Nintendo's first foray into mobile gaming, "Super Mario Run" (Credit: YouTube)

Last week's iPhone 7 event came with a big gaming announcement from Apple and Nintendo : the new mobile game Super Mario Run is coming to iOS. It's a landmark move as the first major partnership between Nintendo and Apple. So of course, when Mario creator Shigeru Miyamoto came onstage to introduce the new game, it generated a ton of attention from the gaming and gadget worlds.

But all of the hype masked an important problem: it's just another side-scroll runner, and there's really nothing groundbreaking about it. The extent to which Apple hyped a game from Nintendo (and an underwhelming game at that) just shows how it has struggled to maintain its own reputation as an innovative company.

If you check out early gameplay footage of Super Mario Run, you can see how little is new:

Sure, Mario can walk on the ceiling and move backwards, not just forwards. Big deal. It's still a lot like Fast Like A Fox , but with Mario instead of a little fox. The appeal of the game comes from nostalgia, not innovation. And while it's created by Nintendo, Apple spent a significant amount of time promoting it at its own flagship event. Is that really what we expect from the world's largest tech company, from the people who created the first Macs and iPhones?

For Apple fans, Super Mario Run should be about as exciting as the iPhone 7. Each year the Apple iPhone is the "best ever" with the "best ever" camera and other "best ever" new features.
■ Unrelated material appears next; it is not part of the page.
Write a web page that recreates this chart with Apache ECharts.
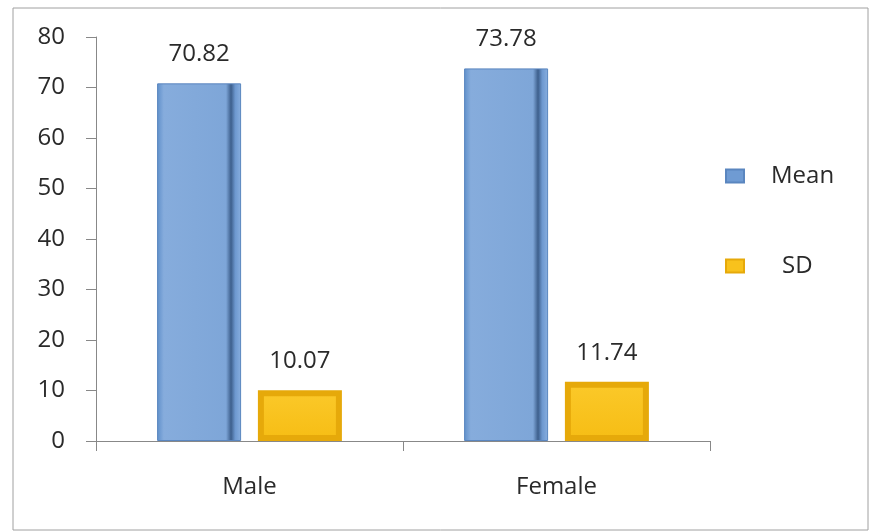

Last March, we got the iPhone SE, which was a lot like previous phones but with a four-inch screen. This September, we got a phone that looked and felt a lot like other iPhones except now it's slightly more waterproof and doesn't have a headphone jack. Significant design changes for sure, but nothing revolutionary compared to the creation of the first iPhone or iPad.

I, for one, switched to Android on the same day as the Apple event, and haven't regretted it for a minute. I'll be slower to get a download of Super Mario Run on Android, but I can live with that. Because so far, it looks like a non-groundbreaking mobile game designed for an equally non-groundbreaking iPhone.